IFA has launched a protocol on sheep attacks which lists the legal defences against damages for shooting a dog.
On encountering an attack on sheep, the first priority must be to stop the attack immediately, apprehend the marauding dog or dogs and look after the welfare of the sheep, farmers are advised by IFA National Sheep Chairman John Lynskey.
He said the 1984 Control of Dogs Act states it shall be a defence to any action for damages against a person for shooting a dog, or to any charge arising out of the shooting of a dog, if the defendant proves the dog was shot when worrying or about to worry livestock and there was no other reasonable means of ending/preventing the worry.

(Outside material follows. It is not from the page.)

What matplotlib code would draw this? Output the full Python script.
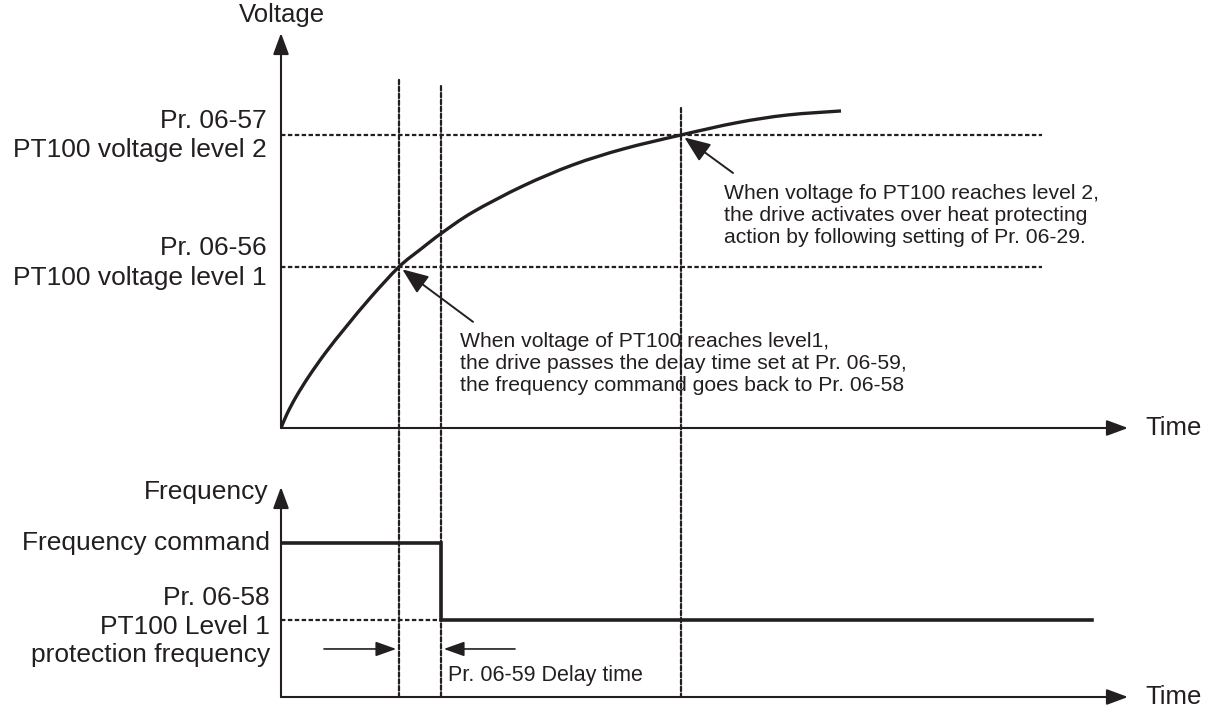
import matplotlib
matplotlib.use("Agg")
import matplotlib.pyplot as plt
from matplotlib.patches import ConnectionPatch, PathPatch
from matplotlib.path import Path

plt.rcParams['font.family'] = ['Liberation Sans', 'DejaVu Sans']

INK = '#231f20'

# time marks (arbitrary time units)
t_level1 = 2.95      # voltage reaches level 1
t_delay_end = 4.0    # end of Pr. 06-59 delay
t_level2 = 10.0      # voltage reaches level 2

# voltage levels (arbitrary units)
v_level1 = 5.5
v_level2 = 10.0

# PT100 voltage curve
curve_t = [0, 0.15, 0.375, 0.7, 1.125, 1.625, 2.25, 2.95, 3.5, 4.025, 4.8,
           6.05, 7.3, 8.55, 10.0, 11.4, 12.65, 14.0]
curve_v = [0, 0.48, 1.06, 1.77, 2.59, 3.45, 4.47, 5.5, 6.11, 6.66, 7.37,
           8.26, 8.98, 9.52, 10.0, 10.42, 10.68, 10.82]

# frequency command (arbitrary units)
f_command = 10.0
f_protect = 5.0
freq_t = [0, t_delay_end, t_delay_end, 20.28]
freq_v = [f_command, f_command, f_protect, f_protect]

W, H = 1216, 711
fig = plt.figure(figsize=(W / 100, H / 100), dpi=100)

def px_axes(l, r, b, t):
    return fig.add_axes([l / W, 1 - b / H, (r - l) / W, (b - t) / H])

def smooth_path(xs, ys):
    # Catmull-Rom through the read points, drawn as cubic Bezier segments
    pts = list(zip(xs, ys))
    verts = [pts[0]]
    codes = [Path.MOVETO]
    for i in range(len(pts) - 1):
        p0 = pts[i - 1] if i > 0 else pts[i]
        p1, p2 = pts[i], pts[i + 1]
        p3 = pts[i + 2] if i + 2 < len(pts) else pts[i + 1]
        c1 = (p1[0] + (p2[0] - p0[0]) / 6, p1[1] + (p2[1] - p0[1]) / 6)
        c2 = (p2[0] - (p3[0] - p1[0]) / 6, p2[1] - (p3[1] - p1[1]) / 6)
        verts += [c1, c2, p2]
        codes += [Path.CURVE4] * 3
    return Path(verts, codes)

ax1 = px_axes(281, 1128, 428, 33)
ax2 = px_axes(281, 1128, 697, 487)
for ax in (ax1, ax2):
    ax.set_xlim(0, 21.175)
    ax.axis('off')
ax1.set_ylim(0, 13.48)
ax2.set_ylim(0, 13.64)

axis_arrow = dict(arrowstyle='-|>,head_length=0.65,head_width=0.24',
                  mutation_scale=20, lw=1.5, color=INK, shrinkA=0, shrinkB=0)

for ax in (ax1, ax2):
    x0, x1 = ax.get_xlim()
    y0, y1 = ax.get_ylim()
    ax.annotate('', xy=(x1, 0), xytext=(0, 0), arrowprops=axis_arrow,
                annotation_clip=False)
    ax.annotate('', xy=(0, y1), xytext=(0, 0), arrowprops=axis_arrow,
                annotation_clip=False)
    ax.annotate('Time', xy=(x1, 0), xytext=(17, 0), textcoords='offset pixels',
                ha='left', va='center', fontsize=18.5, color=INK,
                annotation_clip=False)

lab = dict(fontsize=19, color=INK, ha='right', va='center',
           textcoords='offset pixels', annotation_clip=False)

# upper panel
ax1.annotate('Voltage', xy=(0, ax1.get_ylim()[1]), xytext=(1, 18),
             **{**lab, 'ha': 'center', 'fontsize': 18.5})
ax1.annotate('Pr. 06-57', xy=(0, v_level2), xytext=(-14, 14), **lab)
ax1.annotate('PT100 voltage level 2', xy=(0, v_level2), xytext=(-14, -15), **lab)
ax1.annotate('Pr. 06-56', xy=(0, v_level1), xytext=(-14, 19), **lab)
ax1.annotate('PT100 voltage level 1', xy=(0, v_level1), xytext=(-14, -11), **lab)

dash = dict(color=INK, lw=1.6, linestyle=(0, (2.0, 1.1)))
ax1.plot([0, 19.03], [v_level2, v_level2], **dash)
ax1.plot([0, 19.03], [v_level1, v_level1], **dash)
ax1.add_patch(PathPatch(smooth_path(curve_t, curve_v), facecolor='none',
                        edgecolor=INK, lw=2.4, capstyle='butt'))

pointer = dict(arrowstyle='-|>,head_length=0.8,head_width=0.32',
               mutation_scale=20, lw=1.4, color=INK, shrinkA=0, shrinkB=3)
ax1.annotate('', xy=(t_level1, v_level1), xytext=(74, -55),
             textcoords='offset pixels', arrowprops=pointer)
ax1.annotate('', xy=(t_level2, v_level2), xytext=(52, -38),
             textcoords='offset pixels', arrowprops=pointer)

note = dict(fontsize=15.2, color=INK, ha='left', va='top', linespacing=1.2,
            textcoords='offset pixels', annotation_clip=False)
ax1.annotate('When voltage of PT100 reaches level1,\n'
             'the drive passes the delay time set at Pr. 06-59,\n'
             'the frequency command goes back to Pr. 06-58',
             xy=(t_level1, v_level1), xytext=(61, -65), **note)
ax1.annotate('When voltage fo PT100 reaches level 2,\n'
             'the drive activates over heat protecting\n'
             'action by following setting of Pr. 06-29.',
             xy=(t_level2, v_level2), xytext=(43, -49), **note)

# lower panel
ax2.annotate('Frequency', xy=(0, ax2.get_ylim()[1]), xytext=(-12, -5), **lab)
ax2.annotate('Frequency command', xy=(0, f_command), xytext=(-11, 0), **lab)
ax2.annotate('Pr. 06-58', xy=(0, f_protect), xytext=(-11, 22), **lab)
ax2.annotate('PT100 Level 1', xy=(0, f_protect), xytext=(-11, -7), **lab)
ax2.annotate('protection frequency', xy=(0, f_protect), xytext=(-11, -35), **lab)

ax2.plot([0, t_delay_end], [f_protect, f_protect], **dash)
ax2.plot(freq_t, freq_v, color=INK, lw=2.6, solid_joinstyle='miter')

small = dict(arrowstyle='-|>,head_length=0.7,head_width=0.25',
             mutation_scale=18, lw=1.2, color=INK, shrinkA=0, shrinkB=2)
ax2.annotate('', xy=(t_level1, 3.12), xytext=(-75, 0),
             textcoords='offset pixels', arrowprops=small)
ax2.annotate('', xy=(t_delay_end, 3.12), xytext=(74, 0),
             textcoords='offset pixels', arrowprops=small)
ax2.annotate('Pr. 06-59 Delay time', xy=(t_delay_end, 0), xytext=(7, 21),
             textcoords='offset pixels', ha='left', va='center',
             fontsize=15.5, color=INK)

# vertical marker lines spanning both panels
for t, top in ((t_level1, 11.88), (t_delay_end, 11.67), (t_level2, 10.92)):
    con = ConnectionPatch(xyA=(t, top), coordsA=ax1.transData,
                          xyB=(t, 0), coordsB=ax2.transData, **dash)
    fig.add_artist(con)

fig.savefig('out.png', dpi=100, facecolor='white')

Or it shall be a defence if the dog was a stray dog in the vicinity where livestock were injured or killed, and the defendant believed the dog was responsible; there was no practical means of capturing the dog or ascertaining the owner, the defendant was in charge of the livestock, and he made a notification within 48 hours at the nearest Garda Station to the shooting.
IFA also advises that full details be reported to the dog warden, and a site visit be requested.
Others to be notified are the local IFA head office, branch representative, and National Sheep Committee member.
The farmer should ask his vet to write a brief report recording important statistics such as numbers dead, severely injured and treated, which will be vital evidence in any legal case.
Pictures of dead sheep, injured sheep, dead dogs, etc, taken on the spot can also be vital evidence.
Flock owners should get a valuation of losses and inform their insurance company of any dog attack as soon as possible.
“It is very important that other sheep farmers in the local area are aware of any dog attack in their vicinity, particularly if the dogs are not apprehended.
“Utilise the local community alert or text messaging facility if available,” advised John Lynskey.